Dix ans avec Alexandra David-Neel
de Marie-Madeleine Peyronnet

critiqué par Spiderman, le 26 mars 2009
( - 62 ans)


La note:  étoiles
Digne découverte par la tortue d'A.D.N.
Tout le monde a entendu parler d'Alexandra David-Néel (Saint-Mandé 1868- Digne 1969), la Parisienne qui se rendit à pied à Lhassa en 1924 et qui fit connaître au monde occidental un Tibet inexploré. Pour ses nombreuses publications scientifiques, l'érudite a également analysé l'essence du bouddhisme dont elle reste une référence universelle.
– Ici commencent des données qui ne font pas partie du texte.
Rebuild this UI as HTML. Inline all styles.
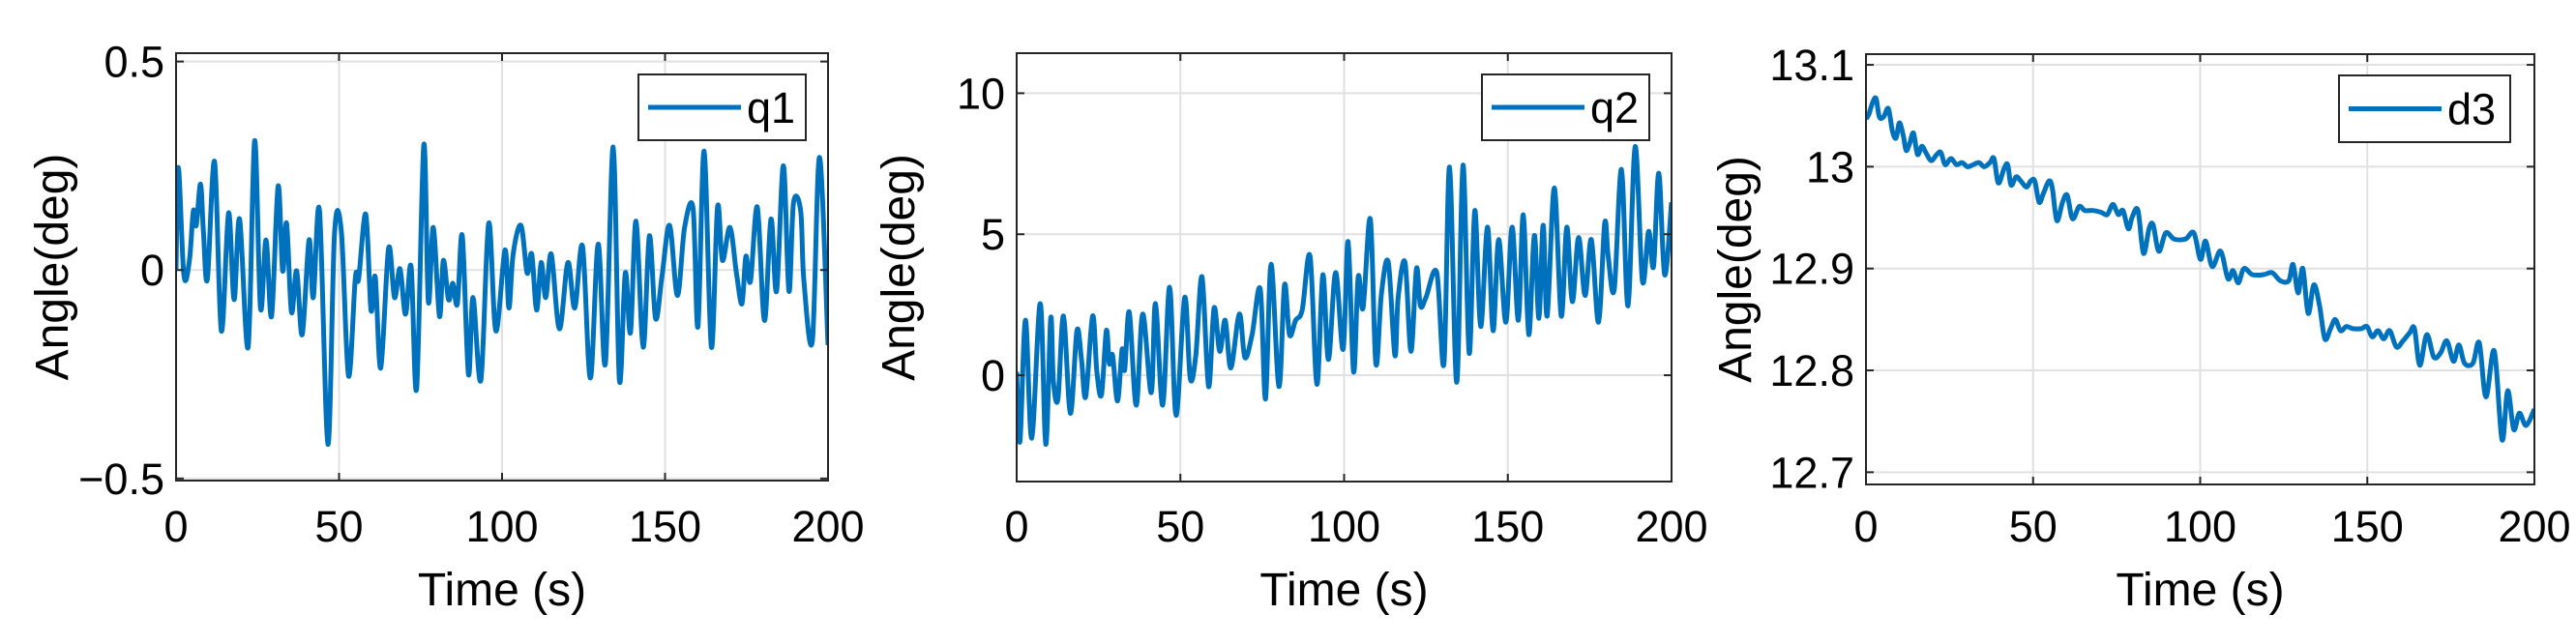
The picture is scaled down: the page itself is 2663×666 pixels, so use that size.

A ses côtés, durant les dix dernières années de cette fantastique existence de cent-un ans, a vécu Marie-Madeleine Peyronnet, que la voyageuse surnommait « Tortue ». Cette jeune fille a vingt-neuf ans lorsqu'elle rencontre le 17 juin 1959 une vieille dame de quatre-vingt dix ans dont elle va devenir l'assistante, le soutien physique et intellectuel, la souffre-douleur, la secrétaire et l'intermédiaire avec des milliers de « fans » allant du bouddhiste fraîchement converti au chef d'Etat, en passant par toutes sortes de demandes abracadabrantes dont on trouvera ici un éventail assez représentatif.
Le lieu de ces échanges est Samten Dzong , forteresse de la méditation, maison des faubougs de Digne-les-Bains où Marie-Madeleine Peyronnet, à la tête de la « Fondation Alexandra David-Néel », guide dans un mélange de simplicité et de passion des visites quotidiennes gratuites dont on ressort époustouflé. Que l'on ait lu ou non A.D.N., Tortue entraîne son auditoire dans un échange humain animé, constructif et sans aucun prosélytisme autre que le partage intellectuel d'une aventure vécue sur les pas de celle à propos de qui Bertrand Flornoy, grand explorateur déclarait « Le plus grand explorateur de notre siècle est une femme, c'est Alexandra David-Néel ». Avec modestie, humour respect et auto-dérision, Tortue fait partager, dans ce livre comme dans sa visite, une formidable expérience aux côtés de ce monstre adoré, « océan d'égoïsme et Himalaya de despotisme ».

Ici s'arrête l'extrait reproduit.